Part of the constructions and play objects as well as the rubber-granulate flooring are coloured in shades of red, orange and blue to make them stand out from their surroundings. The colours create a cheerful atmosphere and set highlights in the playground while improving orientation.

Along with the fun factor and the possibility of letting off steam, children using the playground equipment in Manegg also learn to sound out their limits and to assess danger and risks correctly – how much confidence do I have in myself? When am I in danger of falling? Do I dare to make the jump to the next safe spot? The monkey ropes make it particularly clear how children in wheelchairs can be given freedom of movement and how they then play with their classmates as if taken for granted.

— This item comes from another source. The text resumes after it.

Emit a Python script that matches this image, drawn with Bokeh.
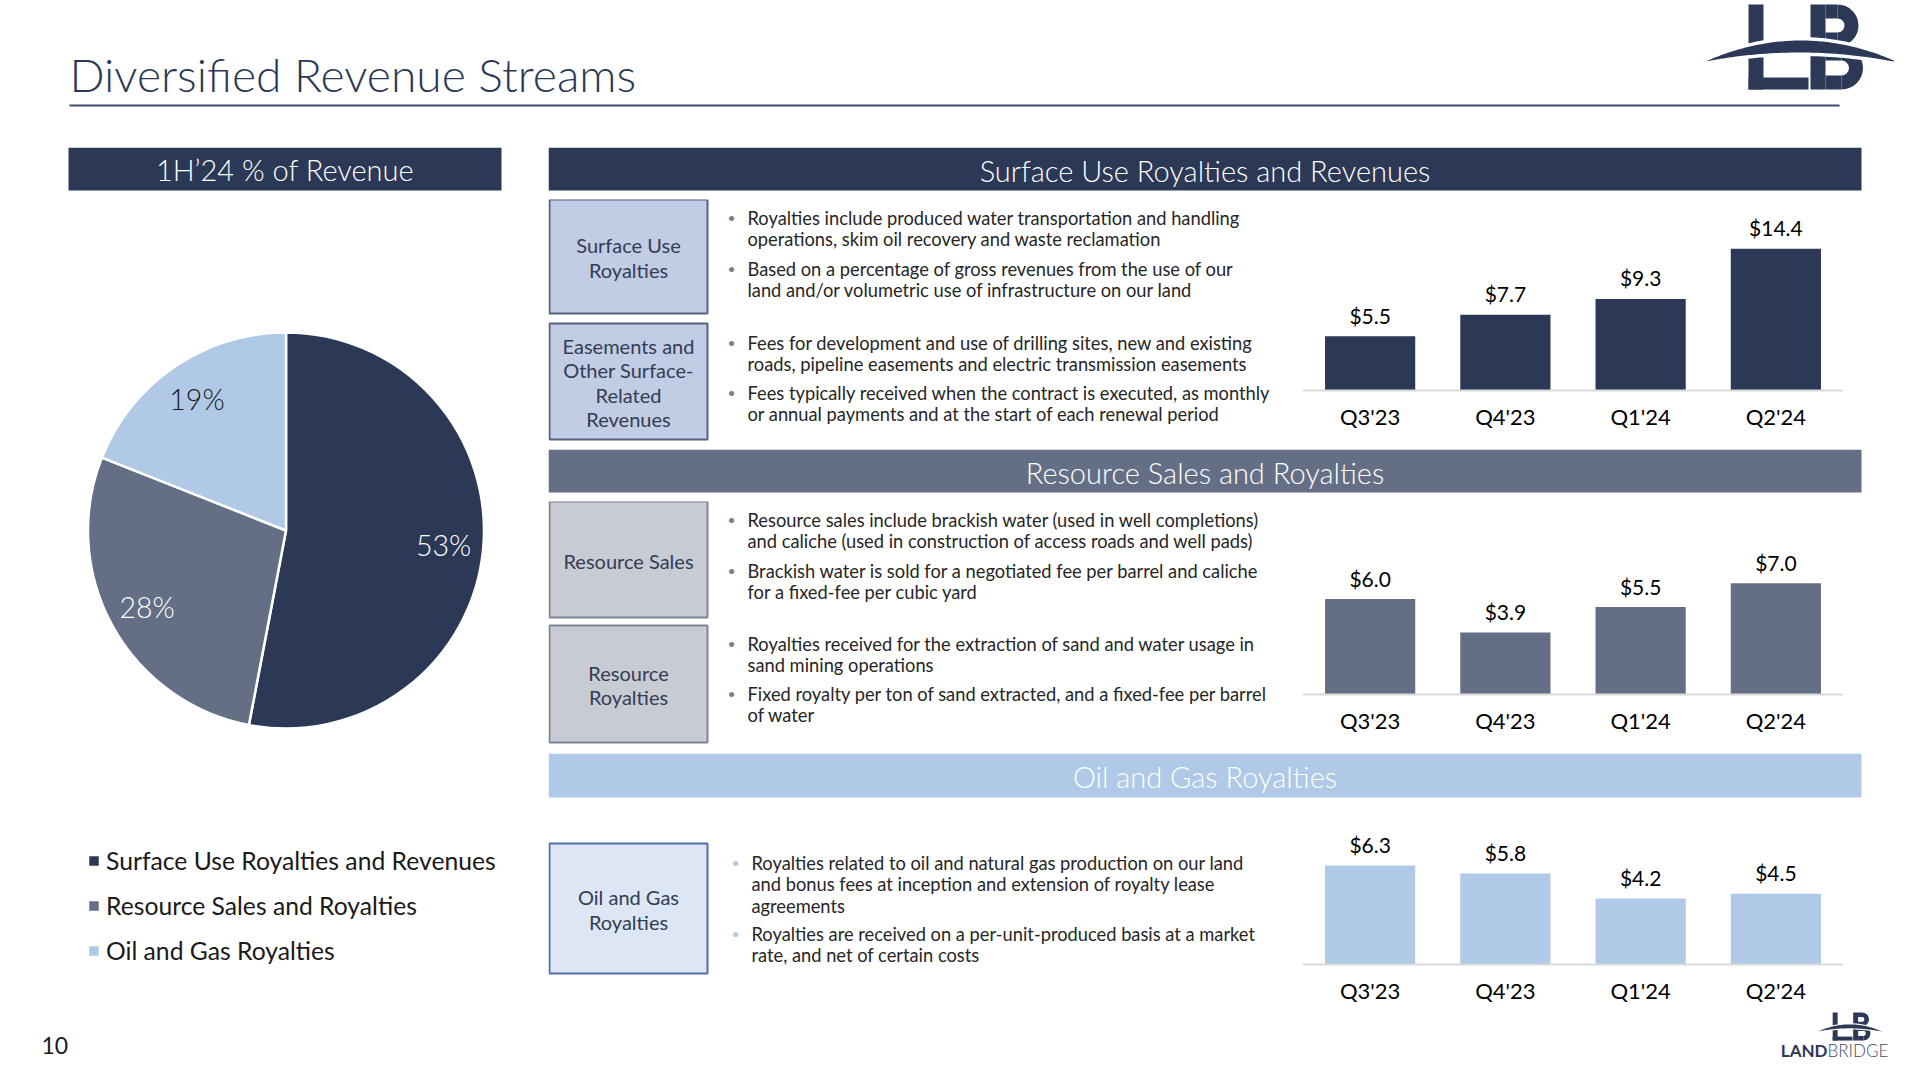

The school playground of the Manegg and SKB schools was designed as an exercise and experience play area by the landscape architects responsible for the complete facilities, the Berchtold Lenzin company in Zurich. It is made up of different areas which in some cases are characterised by a compact structure, but where free spaces are also formed, posing the children the question: "Am I inside? – Am I outside?" In a world where sensory overload often occurs and where conscious sensory experiences have become rare, this playground facility represents a place where the senses can be stimulated in a variety of ways and where children are given the opportunity of learning about the world for themselves.